● Written exercise
The lines beneath this instruction, from the first through the one containing "Chart.register(...registerables);", must be transcribed exactly; no other line belongs in the output.

** BEGIN **

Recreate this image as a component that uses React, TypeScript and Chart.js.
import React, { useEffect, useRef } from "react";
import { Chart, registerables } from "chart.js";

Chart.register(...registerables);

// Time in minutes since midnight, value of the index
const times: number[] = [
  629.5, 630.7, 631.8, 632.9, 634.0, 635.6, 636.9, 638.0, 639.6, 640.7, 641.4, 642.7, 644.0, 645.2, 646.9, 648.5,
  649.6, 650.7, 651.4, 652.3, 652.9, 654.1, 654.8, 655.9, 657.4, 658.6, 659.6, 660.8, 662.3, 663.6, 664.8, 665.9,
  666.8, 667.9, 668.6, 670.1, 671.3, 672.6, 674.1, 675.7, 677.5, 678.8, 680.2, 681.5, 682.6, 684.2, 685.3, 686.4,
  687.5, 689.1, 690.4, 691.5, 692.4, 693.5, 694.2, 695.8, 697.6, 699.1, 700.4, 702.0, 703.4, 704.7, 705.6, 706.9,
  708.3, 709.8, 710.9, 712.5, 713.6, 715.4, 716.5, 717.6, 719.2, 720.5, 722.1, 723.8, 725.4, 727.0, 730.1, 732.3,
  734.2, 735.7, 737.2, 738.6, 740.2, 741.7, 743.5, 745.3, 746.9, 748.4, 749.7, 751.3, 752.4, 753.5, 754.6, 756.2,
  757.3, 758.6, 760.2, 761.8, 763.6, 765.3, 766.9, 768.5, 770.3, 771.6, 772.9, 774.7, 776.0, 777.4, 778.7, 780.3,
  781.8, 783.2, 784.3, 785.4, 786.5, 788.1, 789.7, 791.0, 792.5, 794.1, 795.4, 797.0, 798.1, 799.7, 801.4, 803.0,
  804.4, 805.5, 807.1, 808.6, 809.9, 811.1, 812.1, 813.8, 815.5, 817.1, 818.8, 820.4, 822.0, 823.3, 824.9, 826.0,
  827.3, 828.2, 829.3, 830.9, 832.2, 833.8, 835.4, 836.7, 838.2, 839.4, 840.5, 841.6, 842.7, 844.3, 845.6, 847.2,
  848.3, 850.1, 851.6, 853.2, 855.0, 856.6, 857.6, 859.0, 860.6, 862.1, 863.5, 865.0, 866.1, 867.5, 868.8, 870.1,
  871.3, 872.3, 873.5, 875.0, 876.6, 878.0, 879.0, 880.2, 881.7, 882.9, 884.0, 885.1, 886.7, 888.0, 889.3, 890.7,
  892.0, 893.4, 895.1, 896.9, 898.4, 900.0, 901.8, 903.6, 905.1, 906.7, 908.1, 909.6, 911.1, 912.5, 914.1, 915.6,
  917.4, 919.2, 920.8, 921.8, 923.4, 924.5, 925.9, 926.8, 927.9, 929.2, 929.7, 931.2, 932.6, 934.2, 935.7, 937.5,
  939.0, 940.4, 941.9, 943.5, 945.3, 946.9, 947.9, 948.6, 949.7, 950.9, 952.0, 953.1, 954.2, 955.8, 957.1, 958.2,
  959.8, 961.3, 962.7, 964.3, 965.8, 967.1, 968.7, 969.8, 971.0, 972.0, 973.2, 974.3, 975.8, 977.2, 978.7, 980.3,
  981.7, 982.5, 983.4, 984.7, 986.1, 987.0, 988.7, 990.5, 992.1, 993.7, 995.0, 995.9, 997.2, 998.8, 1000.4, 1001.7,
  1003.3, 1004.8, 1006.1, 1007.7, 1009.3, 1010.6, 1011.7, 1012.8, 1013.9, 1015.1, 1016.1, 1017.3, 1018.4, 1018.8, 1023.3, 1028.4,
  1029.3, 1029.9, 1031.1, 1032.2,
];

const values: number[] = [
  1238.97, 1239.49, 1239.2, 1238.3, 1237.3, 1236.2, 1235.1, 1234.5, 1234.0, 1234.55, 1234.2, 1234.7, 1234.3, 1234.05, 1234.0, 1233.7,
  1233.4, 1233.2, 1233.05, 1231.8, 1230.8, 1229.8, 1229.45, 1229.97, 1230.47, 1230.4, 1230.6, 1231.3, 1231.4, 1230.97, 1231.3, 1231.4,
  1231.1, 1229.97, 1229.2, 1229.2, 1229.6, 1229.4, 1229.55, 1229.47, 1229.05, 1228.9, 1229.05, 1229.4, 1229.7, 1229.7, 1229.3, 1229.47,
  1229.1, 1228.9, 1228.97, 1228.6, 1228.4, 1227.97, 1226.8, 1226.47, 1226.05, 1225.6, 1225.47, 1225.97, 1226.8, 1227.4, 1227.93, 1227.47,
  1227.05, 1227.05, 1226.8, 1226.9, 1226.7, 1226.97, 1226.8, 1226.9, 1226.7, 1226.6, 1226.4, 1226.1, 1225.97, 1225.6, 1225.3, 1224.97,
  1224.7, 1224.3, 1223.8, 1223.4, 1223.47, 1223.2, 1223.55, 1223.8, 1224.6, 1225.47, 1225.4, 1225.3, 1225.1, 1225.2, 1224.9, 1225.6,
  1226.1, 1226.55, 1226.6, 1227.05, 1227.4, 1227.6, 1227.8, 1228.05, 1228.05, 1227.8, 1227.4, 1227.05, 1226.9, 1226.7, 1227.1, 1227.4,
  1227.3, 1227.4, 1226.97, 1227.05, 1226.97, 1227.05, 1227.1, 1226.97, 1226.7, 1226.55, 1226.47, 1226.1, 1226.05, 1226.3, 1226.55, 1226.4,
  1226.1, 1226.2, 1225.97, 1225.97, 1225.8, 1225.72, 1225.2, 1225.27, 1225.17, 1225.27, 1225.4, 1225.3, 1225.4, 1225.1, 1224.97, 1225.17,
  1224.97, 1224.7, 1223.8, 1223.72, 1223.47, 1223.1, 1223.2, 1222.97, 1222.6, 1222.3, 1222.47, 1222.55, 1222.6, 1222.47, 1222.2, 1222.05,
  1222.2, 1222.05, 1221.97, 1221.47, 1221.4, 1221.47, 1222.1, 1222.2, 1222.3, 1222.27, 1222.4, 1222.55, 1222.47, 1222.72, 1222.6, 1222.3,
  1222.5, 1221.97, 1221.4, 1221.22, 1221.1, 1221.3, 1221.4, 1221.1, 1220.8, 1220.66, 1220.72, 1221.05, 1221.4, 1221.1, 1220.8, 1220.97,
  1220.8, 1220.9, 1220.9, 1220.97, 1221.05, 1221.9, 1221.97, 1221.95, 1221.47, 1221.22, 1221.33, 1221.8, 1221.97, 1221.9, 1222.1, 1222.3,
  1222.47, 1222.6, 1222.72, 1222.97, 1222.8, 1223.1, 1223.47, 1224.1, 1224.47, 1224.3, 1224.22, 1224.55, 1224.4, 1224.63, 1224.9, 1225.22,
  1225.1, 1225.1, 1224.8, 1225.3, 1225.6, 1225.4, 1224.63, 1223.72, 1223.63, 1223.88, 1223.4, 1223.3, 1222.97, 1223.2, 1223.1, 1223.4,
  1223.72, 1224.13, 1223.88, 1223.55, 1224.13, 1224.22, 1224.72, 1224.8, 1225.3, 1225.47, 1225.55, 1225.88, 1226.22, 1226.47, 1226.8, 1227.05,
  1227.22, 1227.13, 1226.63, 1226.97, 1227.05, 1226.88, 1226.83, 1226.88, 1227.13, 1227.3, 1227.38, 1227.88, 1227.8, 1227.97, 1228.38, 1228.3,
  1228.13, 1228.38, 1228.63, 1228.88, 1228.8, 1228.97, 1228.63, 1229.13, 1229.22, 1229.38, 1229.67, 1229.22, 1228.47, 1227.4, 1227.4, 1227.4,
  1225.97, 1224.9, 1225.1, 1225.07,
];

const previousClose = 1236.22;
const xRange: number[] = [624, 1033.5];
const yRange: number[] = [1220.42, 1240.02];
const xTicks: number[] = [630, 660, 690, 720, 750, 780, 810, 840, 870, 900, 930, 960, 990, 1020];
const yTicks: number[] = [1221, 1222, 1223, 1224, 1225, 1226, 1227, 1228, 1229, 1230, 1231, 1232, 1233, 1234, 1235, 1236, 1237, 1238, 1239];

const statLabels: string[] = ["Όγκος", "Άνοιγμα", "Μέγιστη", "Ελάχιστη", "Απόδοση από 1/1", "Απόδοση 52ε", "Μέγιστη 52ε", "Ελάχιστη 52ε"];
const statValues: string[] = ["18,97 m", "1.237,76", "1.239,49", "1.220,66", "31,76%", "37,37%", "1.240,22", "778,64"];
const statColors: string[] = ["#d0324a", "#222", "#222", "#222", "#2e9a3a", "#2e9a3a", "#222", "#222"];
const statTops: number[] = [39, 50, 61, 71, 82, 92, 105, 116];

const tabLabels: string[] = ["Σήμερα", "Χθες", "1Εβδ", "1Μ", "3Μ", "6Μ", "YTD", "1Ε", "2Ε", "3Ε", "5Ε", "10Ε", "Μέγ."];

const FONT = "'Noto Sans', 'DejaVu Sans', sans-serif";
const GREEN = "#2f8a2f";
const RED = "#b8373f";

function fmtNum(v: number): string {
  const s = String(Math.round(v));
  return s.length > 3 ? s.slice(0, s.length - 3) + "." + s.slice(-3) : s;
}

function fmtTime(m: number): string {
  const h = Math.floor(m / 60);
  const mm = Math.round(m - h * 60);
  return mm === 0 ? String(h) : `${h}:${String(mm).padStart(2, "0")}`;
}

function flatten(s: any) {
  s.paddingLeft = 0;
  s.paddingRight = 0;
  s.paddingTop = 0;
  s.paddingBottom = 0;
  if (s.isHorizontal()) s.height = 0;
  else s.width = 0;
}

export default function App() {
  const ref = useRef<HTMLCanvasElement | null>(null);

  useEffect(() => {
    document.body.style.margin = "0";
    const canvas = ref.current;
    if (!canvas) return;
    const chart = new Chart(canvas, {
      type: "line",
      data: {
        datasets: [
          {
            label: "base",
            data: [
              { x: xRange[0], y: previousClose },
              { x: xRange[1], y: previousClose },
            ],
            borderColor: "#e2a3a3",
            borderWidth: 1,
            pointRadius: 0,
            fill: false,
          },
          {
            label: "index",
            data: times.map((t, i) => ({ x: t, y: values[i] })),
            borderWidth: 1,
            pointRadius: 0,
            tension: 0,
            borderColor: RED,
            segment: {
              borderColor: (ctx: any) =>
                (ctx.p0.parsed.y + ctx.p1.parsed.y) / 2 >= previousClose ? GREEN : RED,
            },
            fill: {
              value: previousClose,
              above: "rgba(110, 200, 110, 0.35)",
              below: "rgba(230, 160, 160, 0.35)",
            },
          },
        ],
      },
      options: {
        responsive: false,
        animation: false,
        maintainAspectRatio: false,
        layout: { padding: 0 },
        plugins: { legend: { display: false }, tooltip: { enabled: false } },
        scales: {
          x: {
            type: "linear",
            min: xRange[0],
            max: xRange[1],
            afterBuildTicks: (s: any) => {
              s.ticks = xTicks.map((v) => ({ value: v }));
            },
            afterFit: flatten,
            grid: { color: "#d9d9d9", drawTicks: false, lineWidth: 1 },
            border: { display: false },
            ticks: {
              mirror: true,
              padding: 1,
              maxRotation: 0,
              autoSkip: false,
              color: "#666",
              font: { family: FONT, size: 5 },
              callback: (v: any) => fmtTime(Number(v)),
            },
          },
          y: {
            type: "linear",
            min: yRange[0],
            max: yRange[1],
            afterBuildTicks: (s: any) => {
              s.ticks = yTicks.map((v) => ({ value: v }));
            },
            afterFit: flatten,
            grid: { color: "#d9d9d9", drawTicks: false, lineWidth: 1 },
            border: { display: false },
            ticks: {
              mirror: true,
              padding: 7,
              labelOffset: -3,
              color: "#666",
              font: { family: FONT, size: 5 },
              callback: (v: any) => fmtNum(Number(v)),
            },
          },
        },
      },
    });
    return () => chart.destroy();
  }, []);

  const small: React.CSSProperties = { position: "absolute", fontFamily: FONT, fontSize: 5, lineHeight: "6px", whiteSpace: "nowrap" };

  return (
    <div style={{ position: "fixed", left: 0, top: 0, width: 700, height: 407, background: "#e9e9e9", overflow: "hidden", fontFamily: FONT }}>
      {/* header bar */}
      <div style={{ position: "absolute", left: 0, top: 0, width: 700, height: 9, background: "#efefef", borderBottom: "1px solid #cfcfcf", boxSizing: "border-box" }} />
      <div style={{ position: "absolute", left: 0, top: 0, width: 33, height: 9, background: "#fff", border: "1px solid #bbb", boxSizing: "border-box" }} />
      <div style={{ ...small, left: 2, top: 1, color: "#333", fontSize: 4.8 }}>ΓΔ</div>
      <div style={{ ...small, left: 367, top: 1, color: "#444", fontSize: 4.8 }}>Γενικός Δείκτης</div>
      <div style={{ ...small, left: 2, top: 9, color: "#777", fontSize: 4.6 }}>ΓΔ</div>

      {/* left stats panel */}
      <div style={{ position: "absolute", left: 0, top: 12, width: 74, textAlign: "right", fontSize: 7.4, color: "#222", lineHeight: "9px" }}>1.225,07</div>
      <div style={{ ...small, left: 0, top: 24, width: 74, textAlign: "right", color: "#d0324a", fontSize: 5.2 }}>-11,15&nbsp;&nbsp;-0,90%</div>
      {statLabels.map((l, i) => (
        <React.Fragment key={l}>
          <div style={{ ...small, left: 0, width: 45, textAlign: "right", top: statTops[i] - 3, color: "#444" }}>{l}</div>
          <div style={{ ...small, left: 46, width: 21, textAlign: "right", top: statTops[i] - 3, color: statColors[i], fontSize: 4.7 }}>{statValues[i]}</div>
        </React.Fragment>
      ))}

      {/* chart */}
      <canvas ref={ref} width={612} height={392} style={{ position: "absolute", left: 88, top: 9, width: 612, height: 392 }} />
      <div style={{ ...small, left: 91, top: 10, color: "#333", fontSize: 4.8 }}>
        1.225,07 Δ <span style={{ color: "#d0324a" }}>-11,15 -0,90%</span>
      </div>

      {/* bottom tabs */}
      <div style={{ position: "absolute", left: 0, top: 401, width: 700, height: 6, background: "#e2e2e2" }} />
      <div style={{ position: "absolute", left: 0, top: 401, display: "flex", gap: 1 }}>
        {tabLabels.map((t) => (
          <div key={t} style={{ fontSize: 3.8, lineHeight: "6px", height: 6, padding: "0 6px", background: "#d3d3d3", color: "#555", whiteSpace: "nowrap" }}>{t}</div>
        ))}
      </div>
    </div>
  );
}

** END **

● Correct output
Recreate this image as a component that uses React, TypeScript and Chart.js.
import React, { useEffect, useRef } from "react";
import { Chart, registerables } from "chart.js";

Chart.register(...registerables);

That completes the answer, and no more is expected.